Tuesday, 1 May 2012

Asteroids Shoot Out

Asteroids was released into the arcades in 1979, and made a break from the traditional raster based graphics to give the game a stunning and unique look. The new technique was vector graphics, wire-frame objects calculated and drawn in real time to give a neon like feel to the whole game.

Because the arcade machines required special hardware to produce the new style of graphics, home versions struggled to replicate the display. Instead the games companies used different techniques to emulate the game from sprites to custom written, maths-heavy drawing routines.

So – which of the Spectrum clones can claim top dog?

This is an overview of the tests that were conducted, for the full reviews of each game check out Episode 3 (link at the end of this page).

The first game under the microscope is Cosmic Debris (left) from Artic computing. This version of the classic looks very authentic, having vector-like  graphics and all the game elements of the original. The asteroids move around as they should, splitting into smaller chunks when hit and the saucers make random appearances. Thrusting differs from the arcade in that the ship continues to move until opposite thrust is applied, making control a bit tricky.

The sound is adequate but the real let down comes when you lose a life. The screen fills with diagonal lines and you have to press a key to continue playing. There is also no on-screen information like scores, hi-scores of lives.

Next we Meteor Strom from Quicksilva. This game is one of, if not the first, Spectrum games to feature speech, although what it actually says is up for debate. The vectors have been replaced by large raster based graphics that move about in character jumps, and the ship only has eight points of rotation. Having said that, the game does play quite well, but there is still the problem of a continually moving ship is thrust is applied. Not a bad game overall.

Meteroids from Softek doesn’t even try to mimic the vector graphics, instead we get large images – not sprites, just large chunky images that jerk around the screen. Sound is limited and the ship is fixed to eight points of rotation. Thrust moves the ship and the stops it dead with no inertia.

Another Meteoids (left), this time from DK’Tronics fairs no better, with juddering character based images, fixed eight point rotation and below average sound. This game also has a massive problem; when you shoot an asteroid it doesn’t break into segments that move off in the opposite direction, instead it spawns smaller images around the compass points. This means if you hit an asteroid close up, you are likely to die instantly when the smaller objects are spawned.
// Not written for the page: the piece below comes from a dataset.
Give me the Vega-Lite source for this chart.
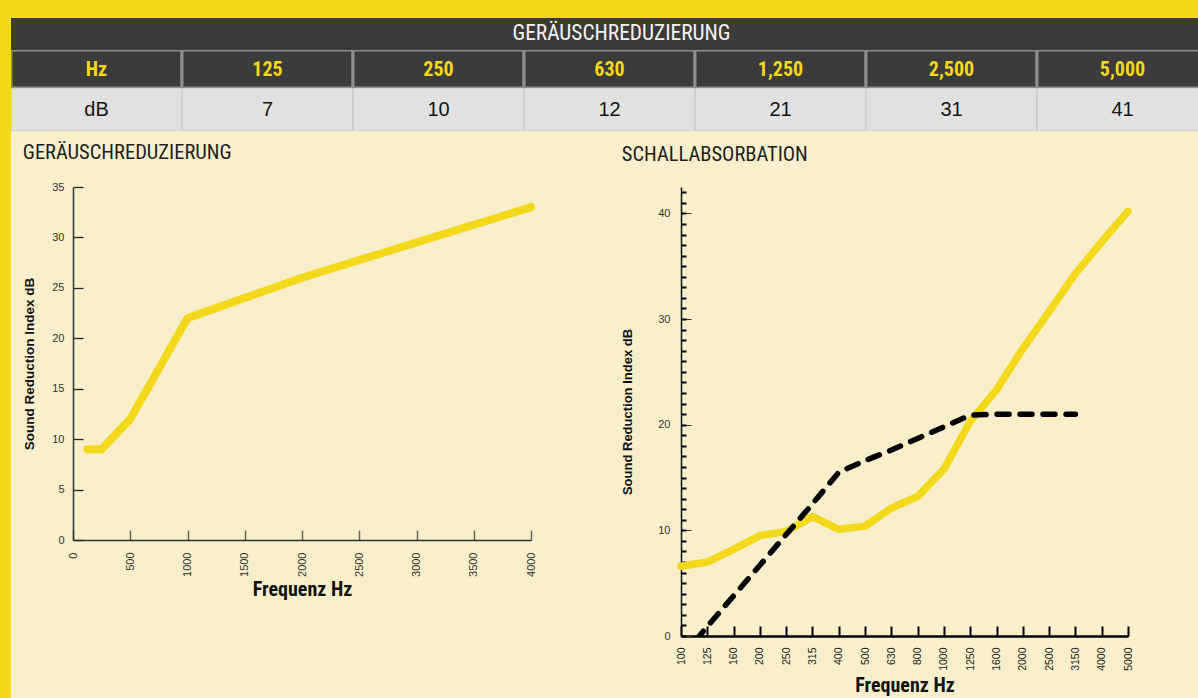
{
  "$schema": "https://vega.github.io/schema/vega-lite/v6.json",
  "background": "#f9f0cb",
  "padding": 0,
  "autosize": {"type": "pad"},
  "config": {
    "view": {"stroke": null},
    "font": "Liberation Sans",
    "axis": {"grid": false, "labelFont": "Liberation Sans", "titleFont": "Liberation Sans"}
  },
  "datasets": {
    "banner": [{"t": "GERÄUSCHREDUZIERUNG"}],
    "table": [
      {"col": "Hz", "val": "dB"},
      {"col": "125", "val": "7"},
      {"col": "250", "val": "10"},
      {"col": "630", "val": "12"},
      {"col": "1,250", "val": "21"},
      {"col": "2,500", "val": "31"},
      {"col": "5,000", "val": "41"}
    ],
    "reduction": [
      {"hz": 125, "db": 9},
      {"hz": 250, "db": 9},
      {"hz": 500, "db": 12},
      {"hz": 1000, "db": 22},
      {"hz": 2000, "db": 26},
      {"hz": 4000, "db": 33}
    ],
    "absorbYellow": [
      {"hz": 100, "db": 6.6}, {"hz": 125, "db": 7.0}, {"hz": 160, "db": 8.2}, {"hz": 200, "db": 9.5},
      {"hz": 250, "db": 9.9}, {"hz": 315, "db": 11.3}, {"hz": 400, "db": 10.1}, {"hz": 500, "db": 10.4},
      {"hz": 630, "db": 12.1}, {"hz": 800, "db": 13.2}, {"hz": 1000, "db": 15.8}, {"hz": 1250, "db": 20.3},
      {"hz": 1600, "db": 23.3}, {"hz": 2000, "db": 27.2}, {"hz": 2500, "db": 30.7}, {"hz": 3150, "db": 34.3},
      {"hz": 4000, "db": 37.3}, {"hz": 5000, "db": 40.2}
    ],
    "absorbBlack": [
      {"hz": 100, "db": -2.1}, {"hz": 125, "db": 0.9}, {"hz": 160, "db": 3.8}, {"hz": 200, "db": 6.7},
      {"hz": 250, "db": 9.6}, {"hz": 315, "db": 12.5}, {"hz": 400, "db": 15.5}, {"hz": 500, "db": 16.6},
      {"hz": 630, "db": 17.6}, {"hz": 800, "db": 18.7}, {"hz": 1000, "db": 19.8}, {"hz": 1250, "db": 20.9},
      {"hz": 1600, "db": 21}, {"hz": 2000, "db": 21}, {"hz": 2500, "db": 21}, {"hz": 3150, "db": 21}
    ],
    "blank": [{}]
  },
  "spacing": 0,
  "hconcat": [
    {
      "width": 11, "height": 698,
      "data": {"name": "blank"},
      "view": {"fill": "#f4d916", "stroke": null},
      "mark": {"type": "rect", "color": "#f4d916"},
      "encoding": {}
    },
    {
      "spacing": 11,
      "vconcat": [
        {
          "spacing": 0,
          "vconcat": [
            {
              "width": 1187, "height": 18,
              "data": {"name": "blank"},
              "view": {"fill": "#f4d916", "stroke": null},
              "mark": {"type": "rect", "color": "#f4d916"},
              "encoding": {}
            },
            {
              "width": 1187, "height": 32,
              "data": {"name": "banner"},
              "view": {"fill": "#3b3b3b", "stroke": null},
              "mark": {"type": "text", "color": "#f4f4f4", "font": "Roboto Condensed, Liberation Sans Narrow, DejaVu Sans Condensed, sans-serif", "fontSize": 21.4, "dx": 17, "baseline": "middle"},
              "encoding": {"text": {"field": "t"}}
            },
            {
              "width": 1187, "height": 38,
              "data": {"name": "table"},
              "view": {"fill": "#3b3b3b", "stroke": null},
              "encoding": {
                "x": {"field": "col", "type": "nominal", "sort": null,
                      "scale": {"type": "band", "domain": ["Hz", "125", "250", "630", "1,250", "2,500", "5,000"], "range": [0, 1197], "paddingInner": 0, "paddingOuter": 0},
                      "axis": null}
              },
              "layer": [
                {"mark": {"type": "rect", "fill": "#3b3b3b", "stroke": "#8e8e8e", "strokeWidth": 3, "clip": true}},
                {"mark": {"type": "text", "color": "#f5d816", "font": "Roboto Condensed, Liberation Sans Narrow, DejaVu Sans Condensed, sans-serif", "fontWeight": "bold", "fontSize": 20, "baseline": "middle", "dy": 1, "clip": true},
                 "encoding": {"text": {"field": "col"}}}
              ]
            },
            {
              "width": 1187, "height": 43,
              "data": {"name": "table"},
              "view": {"fill": "#e1e1e1", "stroke": null},
              "encoding": {
                "x": {"field": "col", "type": "nominal", "sort": null,
                      "scale": {"type": "band", "domain": ["Hz", "125", "250", "630", "1,250", "2,500", "5,000"], "range": [0, 1197], "paddingInner": 0, "paddingOuter": 0},
                      "axis": null}
              },
              "layer": [
                {"mark": {"type": "rect", "fill": "#e1e1e1", "stroke": "#cdcdcd", "strokeWidth": 1.5, "clip": true}},
                {"mark": {"type": "text", "color": "#151515", "font": "Liberation Sans", "fontSize": 20, "baseline": "middle", "clip": true},
                 "encoding": {"text": {"field": "val"}}}
              ]
            }
          ]
        },
        {
          "spacing": 0,
          "hconcat": [
            {
              "width": 11, "height": 10,
              "data": {"name": "blank"},
              "mark": {"type": "rect", "opacity": 0},
              "encoding": {}
            },
            {
              "spacing": 85,
              "hconcat": [
                {
                  "width": 458, "height": 353,
                  "title": {"text": "GERÄUSCHREDUZIERUNG", "anchor": "start", "frame": "bounds", "font": "Roboto Condensed, Liberation Sans Narrow, DejaVu Sans Condensed, sans-serif", "fontSize": 20.5, "fontWeight": "normal", "color": "#1e1e1e", "offset": 18},
                  "data": {"name": "reduction"},
                  "mark": {"type": "line", "color": "#f3d91c", "strokeWidth": 8, "strokeCap": "round", "strokeJoin": "round"},
                  "encoding": {
                    "x": {"field": "hz", "type": "quantitative",
                          "scale": {"domain": [0, 4000], "nice": false, "zero": true},
                          "axis": {"values": [0, 500, 1000, 1500, 2000, 2500, 3000, 3500, 4000], "format": "d", "labelAngle": 270, "labelFlush": false, "labelOverlap": false,
                                   "tickSize": -10, "tickWidth": 1.5, "tickColor": "#666666", "domainColor": "#333333", "domainWidth": 1.5,
                                   "labelPadding": 22, "labelFontSize": 11, "labelColor": "#333333",
                                   "title": "Frequenz Hz", "titleFont": "Roboto Condensed, Liberation Sans Narrow, DejaVu Sans Condensed, sans-serif", "titleFontSize": 20, "titleFontWeight": "bold", "titleColor": "#111111", "titlePadding": 3}},
                    "y": {"field": "db", "type": "quantitative",
                          "scale": {"domain": [0, 35], "nice": false},
                          "axis": {"values": [0, 5, 10, 15, 20, 25, 30, 35], "labelFlush": false, "labelOverlap": false,
                                   "tickSize": -10, "tickWidth": 1.3, "tickColor": "#222222", "domainColor": "#333333", "domainWidth": 1.5,
                                   "labelPadding": 19, "labelFontSize": 11, "labelColor": "#333333",
                                   "title": "Sound Reduction Index dB", "titleFontSize": 13.5, "titleFontWeight": "bold", "titleColor": "#111111", "titlePadding": 15}}
                  }
                },
                {
                  "width": 447, "height": 449,
                  "title": {"text": "SCHALLABSORBATION", "anchor": "start", "frame": "bounds", "font": "Roboto Condensed, Liberation Sans Narrow, DejaVu Sans Condensed, sans-serif", "fontSize": 20.5, "fontWeight": "normal", "color": "#1e1e1e", "offset": 20, "dy": -2},
                  "resolve": {"axis": {"y": "independent"}},
                  "layer": [
                    {
                      "data": {"name": "absorbYellow"},
                      "mark": {"type": "line", "color": "#f3d91c", "strokeWidth": 7.5, "strokeCap": "round", "strokeJoin": "round"},
                      "encoding": {
                        "x": {"field": "hz", "type": "ordinal",
                              "scale": {"type": "point", "padding": 0, "domain": [100, 125, 160, 200, 250, 315, 400, 500, 630, 800, 1000, 1250, 1600, 2000, 2500, 3150, 4000, 5000]},
                              "axis": {"labelAngle": 270, "labelOverlap": false, "tickSize": -10, "tickWidth": 2, "tickColor": "#000000", "domainColor": "#000000", "domainWidth": 2.5,
                                       "labelPadding": 21, "labelFontSize": 10.5, "labelColor": "#222222",
                                       "title": "Frequenz Hz", "titleFont": "Roboto Condensed, Liberation Sans Narrow, DejaVu Sans Condensed, sans-serif", "titleFontSize": 20, "titleFontWeight": "bold", "titleColor": "#111111", "titlePadding": 5}},
                        "y": {"field": "db", "type": "quantitative",
                              "scale": {"domain": [0, 42.5], "nice": false},
                              "axis": {"orient": "left", "values": [0, 10, 20, 30, 40], "labelFlush": false, "labelOverlap": false,
                                       "tickSize": -10, "tickWidth": 1, "tickColor": "#333333", "domainColor": "#111111", "domainWidth": 1.5,
                                       "labelPadding": 21, "labelFontSize": 11, "labelColor": "#333333",
                                       "title": "Sound Reduction Index dB", "titleFontSize": 13, "titleFontWeight": "bold", "titleColor": "#111111", "titlePadding": 23}}
                      }
                    },
                    {
                      "data": {"name": "absorbBlack"},
                      "mark": {"type": "line", "color": "#000000", "strokeWidth": 5.5, "strokeDash": [12, 11], "strokeCap": "round", "strokeJoin": "round", "clip": true},
                      "encoding": {
                        "x": {"field": "hz", "type": "ordinal"},
                        "y": {"field": "db", "type": "quantitative",
                              "axis": {"orient": "left", "values": [0,1,2,3,4,5,6,7,8,9,10,11,12,13,14,15,16,17,18,19,20,21,22,23,24,25,26,27,28,29,30,31,32,33,34,35,36,37,38,39,40,41,42],
                                       "labels": false, "domain": false, "title": null, "tickSize": -5, "tickWidth": 2, "tickColor": "#000000"}}
                      }
                    }
                  ]
                }
              ]
            }
          ]
        }
      ]
    }
  ]
}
Next we Planetoids from Sinclair, a game claimed by many to be the best asteroids game for the Spectrum. Again we see the lack of vectors, instead we get smooth moving, solid asteroids and a ship with sixteen point rotation, a huge improvement from previous games. Sound is limited, but the thrust works just like the arcade. There is still room for improvement, but this is the best one tested so far.

Spectroid Storm from Abersoft is a dreadful game that really shouldn’t waste column space. White background, jerking images, poor control, terrible sound and impossible thrust all add up to an easily forgettable game.

One game I missed during this test was Deep Space from PSS, so for completeness, the review is here.
Deep Space is, despite being graphically average, a decent game to play. The small, character based, asteroids move around in eight pixel jumps and the smaller ones are difficult to hit. The ship as fixed eight point rotation and the sound is limited to explosions.

The star filled background is nice and control is responsive, but the size of the graphics lets it down. Thrust moves the ship and then stops, there is no inertia, but we do get the saucers making an appearance. As mentioned before, game-play is nice, giving a good long game, it’s just a pity about the size and movement of the graphics.